Emotional intelligence that helps a dancer to separate the self from the body and gives the wisdom to realize that changes, criticisms, and discussions are about the body and its facility or limitation and not about the person is a vital personality trait to cultivate and directly influences the drop rate of a dancer still finding herself.
Creativity - Dancers require creativity, which helps them to express the music and storylines they dance to using unique body movements. This artistic ability allows dancers to communicate ideas through physical expression, and come up with new ideas to add to dance routines.
A sense of musicality, such as in rhythm, is part of this creativity.
Teamwork - A dance performance can be described as teamwork in motion. With the need to work with choreographers, dance directors, and dance partners, dancers must exhibit the characteristic of stellar collaboration.
The ability to communicate and also respond to others' cues is imperative to flawlessly executing intricate dance moves.
Great artists are born with traits and abilities that allow them to do magnificent things. Whether you're a dancer, visual artist, musician, or in a completely different type of industry, certain skills and characteristics give a few a distinct edge, and they race ahead of the others, almost effortlessly it seems. If you're wondering whether you possess the traits that make a great dancer, here are some of the highlighted ones you can recognize and imbibe.
Always find a way to include the audience in your performance. Do not forget or ignore that they're there. Be conscious of the other dancers in your group and maintain the connection with them, either through eye contact or by projecting your energy to the others around you.
While having the appropriate expressions is essential, make sure the expressions are reaching the eyes.
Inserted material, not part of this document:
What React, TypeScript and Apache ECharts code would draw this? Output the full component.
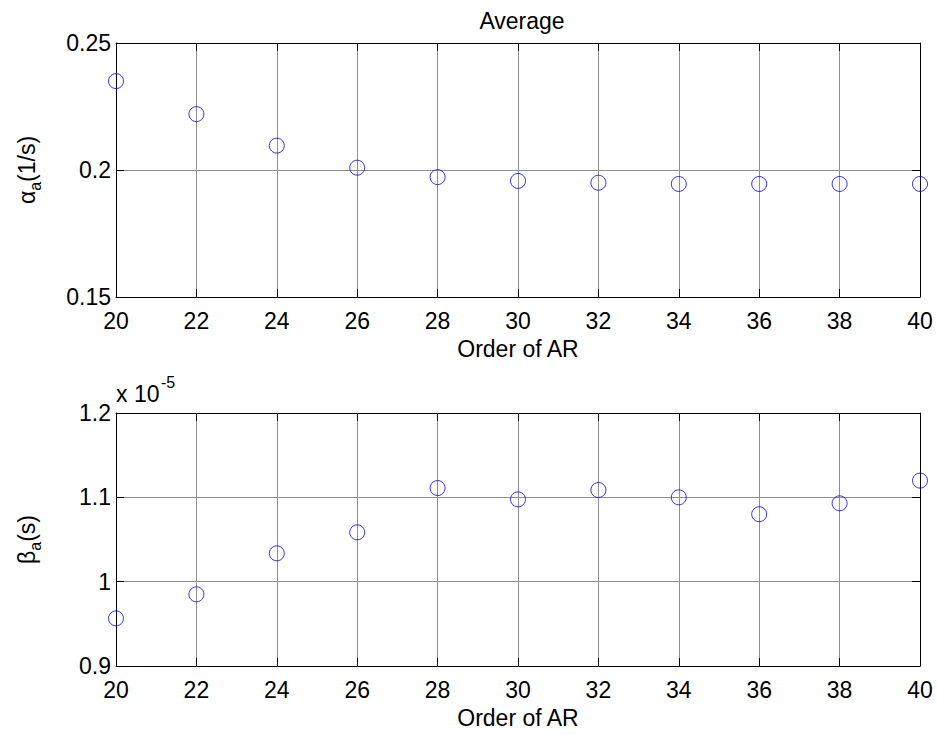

Make an effort to truly SEE, LOOK, and TAKE IN the world through your eyes as you dance and you will engage your audience.
Here is a technique that audiences respond well to; lift your eyebrows slightly, to nail an expression that is usually seen in people making eye contact or listening to a friend or when speaking excitedly.
Exciting and musical performers fill spaces in the music and movement by not letting the energy or intent drop between shapes or between counts.
Professional performers recognize the fall and rise in the music or score and use their movements to showcase the sudden or gradual changes.
A good performer also seeks to understand what part of the music (rhythm, melody, counterpoint, etc.) the choreographer is using to inspire their movement.
Think about what you feel and hear in the music score and apply these to your dance moves. This is the first step in bringing musicality to your performance, and this is how a performer can dance even without music!
Confidence is trust in yourself and the situation but, it is not centered on the self. And it is different from attitude because attitude is something which is put on or portrayed.
Confidence comes from preparation and experience; from the hours of rehearsals learning the steps and sequence, to the experience you gain from taking the stage.
Confident dancers perform with all of their heart and soul without getting anxious about what the audience is thinking of them.
As a dancer, understand or at least familiarize yourself with the period or origin of the dance. Grasp the nuances and emotions required to execute and try to relate to what the choreographer is trying to express.
Kinesphere is a word used in dance that describes the space surrounding the body. Being spatially aware means that you know exactly how to use the space around you, how to avoid bumping into other dancers, or how to simply not be in the way.